Б. М. Говоря по правде, я нашел Белакву более изменившимся, чем можно было ожидать за время столь краткого отсутствия. Погрустневшим физически и отвердевшим умственно, надеюсь, это не склероз, и еще эта мрачность, если судить по нескольким словам, которыми он меня удостоил после приезда, они необычные и шокируют меня тем больше потому, что исходят от человека, всегда отличавшегося очаровательной любознательностью и энтузиазмом в отношении cosa mentale,[397] притом без тривиальной наивности. Возможно, я преувеличиваю. Надеюсь, что так. Я сказал Шасу, вы знаете Шаса…
А. Нет.
Б. М. Коллега и друг Либера, в нем есть что-то от зануды и мандавошки, но сердце у него доброе, друг Белаквы — я просил его сказать Белакве, что вы о нем спрашивали. Он будет счастлив. Вы же знаете, он питает к вам самые нежные чувства.

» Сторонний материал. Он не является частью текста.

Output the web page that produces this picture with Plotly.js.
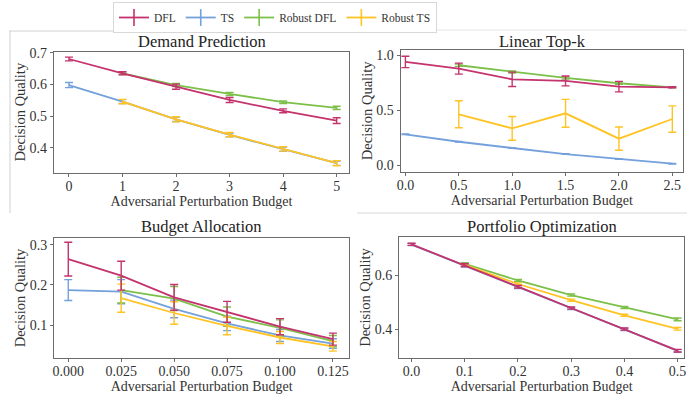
<!DOCTYPE html>
<html>
<head>
<meta charset="utf-8">
<script src="https://cdn.plot.ly/plotly-3.0.1.min.js"></script>
<style>html,body{margin:0;padding:0;background:#fff}#chart{width:687px;height:396px}</style>
</head>
<body>
<div id="chart"></div>
<script>
// ---- Data ----
const seriesNames = ["DFL", "TS", "Robust DFL", "Robust TS"];
const colors = {"DFL": "#c4336d", "TS": "#74a0db", "Robust DFL": "#7cc04a", "Robust TS": "#ffc324"};
const panelTitles = ["Demand Prediction", "Linear Top-k", "Budget Allocation", "Portfolio Optimization"];

// Demand Prediction
const dpX = [0, 1, 2, 3, 4, 5];
const dpXRobust = [1, 2, 3, 4, 5];
const dpDFL = [0.680, 0.635, 0.593, 0.551, 0.517, 0.486];
const dpDFLErr = [0.006, 0.005, 0.008, 0.008, 0.006, 0.009];
const dpTS = [0.598, 0.546, 0.490, 0.441, 0.396, 0.352];
const dpTSErr = [0.008, 0.006, 0.007, 0.006, 0.007, 0.007];
const dpRDFL = [0.635, 0.598, 0.570, 0.544, 0.526];
const dpRDFLErr = [0.004, 0.005, 0.005, 0.004, 0.005];
const dpRTS = [0.546, 0.490, 0.442, 0.397, 0.352];
const dpRTSErr = [0.007, 0.008, 0.007, 0.007, 0.008];

// Linear Top-k
const tkX = [0, 0.5, 1.0, 1.5, 2.0, 2.5];
const tkXRobust = [0.5, 1.0, 1.5, 2.0, 2.5];
const tkDFL = [0.939, 0.878, 0.781, 0.766, 0.714, 0.708];
const tkDFLErr = [0.052, 0.05, 0.065, 0.045, 0.048, 0.005];
const tkTS = [0.280, 0.212, 0.155, 0.100, 0.055, 0.012];
const tkTSErr = [0.003, 0.003, 0.003, 0.003, 0.003, 0.003];
const tkRDFL = [0.909, 0.848, 0.793, 0.745, 0.708];
const tkRDFLErr = [0.01, 0.01, 0.01, 0.01, 0.005];
const tkRTS = [0.462, 0.334, 0.471, 0.240, 0.419];
const tkRTSErr = [0.123, 0.108, 0.127, 0.106, 0.12];

// Budget Allocation
const baX = [0.000, 0.025, 0.050, 0.075, 0.100, 0.125];
const baXRobust = [0.025, 0.050, 0.075, 0.100, 0.125];
const baDFL = [0.264, 0.223, 0.169, 0.133, 0.096, 0.065];
const baDFLErr = [0.042, 0.036, 0.032, 0.026, 0.020, 0.015];
const baTS = [0.187, 0.183, 0.140, 0.104, 0.074, 0.054];
const baTSErr = [0.026, 0.030, 0.022, 0.018, 0.015, 0.012];
const baRDFL = [0.187, 0.166, 0.121, 0.093, 0.060];
const baRDFLErr = [0.032, 0.030, 0.024, 0.020, 0.014];
const baRTS = [0.167, 0.130, 0.098, 0.069, 0.047];
const baRTSErr = [0.035, 0.028, 0.022, 0.015, 0.012];

// Portfolio Optimization
const poX = [0.0, 0.1, 0.2, 0.3, 0.4, 0.5];
const poXRobust = [0.1, 0.2, 0.3, 0.4, 0.5];
const poDFL = [0.714, 0.637, 0.557, 0.478, 0.400, 0.320];
const poDFLErr = [0.004, 0.005, 0.005, 0.004, 0.004, 0.005];
const poTS = [0.713, 0.635, 0.555, 0.476, 0.399, 0.319];
const poTSErr = [0.004, 0.005, 0.005, 0.004, 0.004, 0.005];
const poRDFL = [0.642, 0.580, 0.526, 0.480, 0.436];
const poRDFLErr = [0.004, 0.004, 0.004, 0.004, 0.005];
const poRTS = [0.638, 0.567, 0.507, 0.451, 0.401];
const poRTSErr = [0.004, 0.004, 0.004, 0.004, 0.005];

const panels = [
  {xa: "x", ya: "y", series: {"TS": [dpX, dpTS, dpTSErr], "Robust DFL": [dpXRobust, dpRDFL, dpRDFLErr], "Robust TS": [dpXRobust, dpRTS, dpRTSErr], "DFL": [dpX, dpDFL, dpDFLErr]}},
  {xa: "x2", ya: "y2", series: {"TS": [tkX, tkTS, tkTSErr], "Robust DFL": [tkXRobust, tkRDFL, tkRDFLErr], "Robust TS": [tkXRobust, tkRTS, tkRTSErr], "DFL": [tkX, tkDFL, tkDFLErr]}},
  {xa: "x3", ya: "y3", series: {"TS": [baX, baTS, baTSErr], "Robust DFL": [baXRobust, baRDFL, baRDFLErr], "Robust TS": [baXRobust, baRTS, baRTSErr], "DFL": [baX, baDFL, baDFLErr]}},
  {xa: "x4", ya: "y4", series: {"TS": [poX, poTS, poTSErr], "Robust DFL": [poXRobust, poRDFL, poRDFLErr], "Robust TS": [poXRobust, poRTS, poRTSErr], "DFL": [poX, poDFL, poDFLErr]}}
];

const traces = [];
const drawOrder = ["TS", "Robust DFL", "Robust TS", "DFL"];
panels.forEach(p => {
  drawOrder.forEach(name => {
    const s = p.series[name];
    traces.push({
      type: "scatter", mode: "lines", x: s[0], y: s[1], xaxis: p.xa, yaxis: p.ya,
      name: name, showlegend: false,
      line: {color: colors[name], width: 1.8},
      error_y: {type: "data", array: s[2], visible: true, color: colors[name], thickness: 1.4, width: 4}
    });
  });
});
// legend entries
seriesNames.forEach(name => {
  traces.push({
    type: "scatter", mode: "lines+markers", x: [null], y: [null], xaxis: "x", yaxis: "y",
    name: name, showlegend: true,
    line: {color: colors[name], width: 1.8},
    marker: {symbol: "line-ns-open", size: 12, color: colors[name], line: {color: colors[name], width: 1.6}}
  });
});

const W = 687, H = 396;
const fx = v => v / W, fy = v => 1 - v / H;
const FONT = "Liberation Serif";
const axBase = {
  showgrid: false, zeroline: false, showline: true, mirror: true, linecolor: "#6b6b6b", linewidth: 1.2,
  ticks: "outside", ticklen: 3, tickcolor: "#6b6b6b", tickfont: {family: FONT, size: 14, color: "#333"},
  automargin: false
};
const xBase = Object.assign({}, axBase, {ticklabelstandoff: -3});
const xTitle = {text: "Adversarial Perturbation Budget", font: {family: FONT, size: 14, color: "#333"}, standoff: 2};
const yTitle = {text: "Decision Quality", font: {family: FONT, size: 14.5, color: "#333"}, standoff: 0};

const ann = (text, x, y) => ({text: text, x: fx(x), y: fy(y), xref: "paper", yref: "paper", xanchor: "center", yanchor: "middle",
  showarrow: false, font: {family: FONT, size: 16.5, color: "#222"}});

const layout = {
  width: W, height: H, margin: {l: 0, r: 0, t: 0, b: 0},
  paper_bgcolor: "#fff", plot_bgcolor: "#fff",
  font: {family: FONT, color: "#333"},
  showlegend: true,
  legend: {orientation: "h", x: fx(275), xanchor: "center", y: fy(2), yanchor: "top",
    bordercolor: "#d8d8d8", borderwidth: 1, font: {family: FONT, size: 11.5, color: "#333"},
    itemwidth: 30, tracegroupgap: 0, bgcolor: "#fff"},
  xaxis: Object.assign({}, xBase, {domain: [fx(54), fx(349)], range: [-0.28, 5.23], anchor: "y", dtick: 1, tick0: 0, title: xTitle}),
  yaxis: Object.assign({}, axBase, {domain: [fy(172.7), fy(51.7)], range: [0.322, 0.703], anchor: "x", dtick: 0.1, tick0: 0, tickformat: ".1f", title: yTitle}),
  xaxis2: Object.assign({}, xBase, {domain: [fx(400.7), fx(683)], range: [-0.044, 2.60], anchor: "y2", dtick: 0.5, tick0: 0, tickformat: ".1f", title: xTitle}),
  yaxis2: Object.assign({}, axBase, {domain: [fy(171.7), fy(50)], range: [-0.061, 1.048], anchor: "x2", dtick: 0.5, tick0: 0, tickformat: ".1f", title: yTitle}),
  xaxis3: Object.assign({}, xBase, {domain: [fx(54.3), fx(349)], range: [-0.0066, 0.1326], anchor: "y3", dtick: 0.025, tick0: 0, tickformat: ".3f", title: xTitle}),
  yaxis3: Object.assign({}, axBase, {domain: [fy(357.7), fy(238.3)], range: [0.0187, 0.316], anchor: "x3", dtick: 0.1, tick0: 0, tickformat: ".1f", title: yTitle}),
  xaxis4: Object.assign({}, xBase, {domain: [fx(399.3), fx(684)], range: [-0.023, 0.512], anchor: "y4", dtick: 0.1, tick0: 0, tickformat: ".1f", title: xTitle}),
  yaxis4: Object.assign({}, axBase, {domain: [fy(357.7), fy(237.3)], range: [0.294, 0.740], anchor: "x4", dtick: 0.2, tick0: 0, tickformat: ".1f", title: yTitle}),
  annotations: [
    ann(panelTitles[0], 201.5, 41),
    ann(panelTitles[1], 542, 41),
    ann(panelTitles[2], 201.5, 226),
    ann(panelTitles[3], 541.5, 226)
  ],
  shapes: [
    {type: "line", xref: "paper", yref: "paper", x0: fx(9), x1: fx(137), y0: fy(31), y1: fy(31), line: {color: "#d0d0d0", width: 1}},
    {type: "line", xref: "paper", yref: "paper", x0: fx(10), x1: fx(10), y0: fy(31), y1: fy(213), line: {color: "#d0d0d0", width: 1}},
    {type: "line", xref: "paper", yref: "paper", x0: fx(357), x1: fx(687), y0: fy(213), y1: fy(213), line: {color: "#d8d8d8", width: 1}},
    {type: "line", xref: "paper", yref: "paper", x0: fx(420), x1: fx(687), y0: fy(30), y1: fy(30), line: {color: "#e4e4e4", width: 1}}
  ]
};

Plotly.newPlot("chart", traces, layout, {staticPlot: true, displayModeBar: false});
</script>
</body>
</html>
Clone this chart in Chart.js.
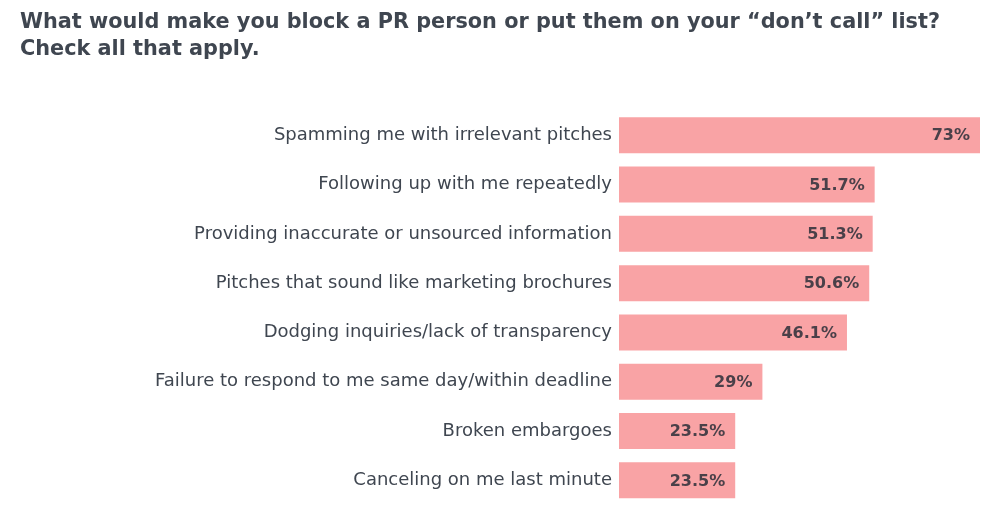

А. Но я о нем не спрашивала. Как я могла о нем спрашивать, когда я его не знаю. Теперь он прискачет ко мне домой и будет надоедать мне. Вам могло быть известно, что этого с меня достаточно…
Б. М.Но, моя дорогая Альба, не прошло и двух дней с тех пор, как вы так хорошо отзывались о нем в разговоре со мной, правда ведь. Неужели вы позабыли?
385
Согласно легенде, первые обитатели Ирландии были долихоцефалами — длинноголовыми людьми, ширина лица которых составляла меньше трех четвертей длины.
391
Слова из максимы английского философа Джорджа Беркли (1685–1753): Esse est percipi aut percipere — Существовать означает быть воспринимаемым или воспринимать (лат.).
396
Уильям Шолль (1882–1968) — американский предприниматель и конструктор ортопедической обуви.